Numer 311
|
autor:
KONSTANTY J.
|
|
|
Co robimy, gdy sygnalizacja świetlna zepsuje się, latarnie miejskie świecą w ciągu dnia lub na niezamieszkałej działce ktoś ścina kilkudziesięcioletni dąb?
Dzwonimy do urzędu miasta, elektrowni lub straży miejskiej, a niektórzy nawet na policję. Najpierw nie możemy się dodzwonić, potem jesteśmy odsyłani przez urzędników z wydziału do wydziału lub do straży miejskiej. W końcu zniechęceni kolejnymi „to nie do nas, może niech pan zadzwoni tu i tam” dajemy sobie spokój. Sprawy nie załatwiliśmy, straciliśmy czas i blokowaliśmy linię telefoniczną w urzędzie, na policji i straży miejskiej.
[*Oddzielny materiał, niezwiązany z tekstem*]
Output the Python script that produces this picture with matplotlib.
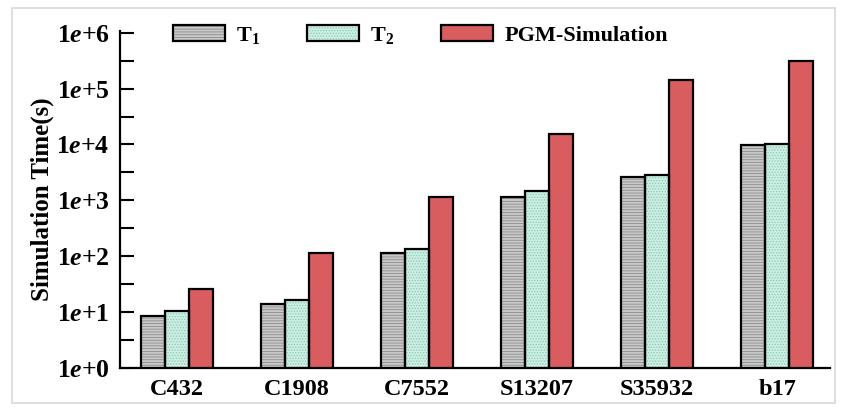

Marzy mi się, by wzorem innych krajów udostępnić mieszkańcom numer telefonu przeznaczony jako kontaktowy w sytuacjach innych niż nagłe zdarzenia. W wielu miastach Stanów Zjednoczonych oraz Kanady pod numerem telefonu 311 zgłosimy wszystkie wymienione przeze mnie problemy. Taki miejski koordynator przyjmie nasze zgłoszenie, wiedząc, kto za co odpowiada, zawiadomi odpowiednie służby i po kłopocie. Ostatnio ponad godzinę zajęło mi dodzwonienie się do rejonu energetycznego w Jeziornie. Chciałem zgłosić, że na ul.Wilanowskiej, na odcinku od ul. Poprzecznej do ronda Jana Pawła II, w samo południe świecą latarnie. Tydzień wcześniej świeciły na ul. Piłsudskiego i na ul.Warszawskiej na odcinku od ul. Saneczkowej do sklepu Biedronki. Dowiedziałem się, że to próby techniczne. Nikt tylko nie potrafił mi odpowiedzieć, czy za te próby zapłacą mieszkańcy, czy elektrownia. Do urzędu już nie dzwoniłem, bo nawet nie wiedziałem, do kogo. Miejski koordynator na pewno by wiedział.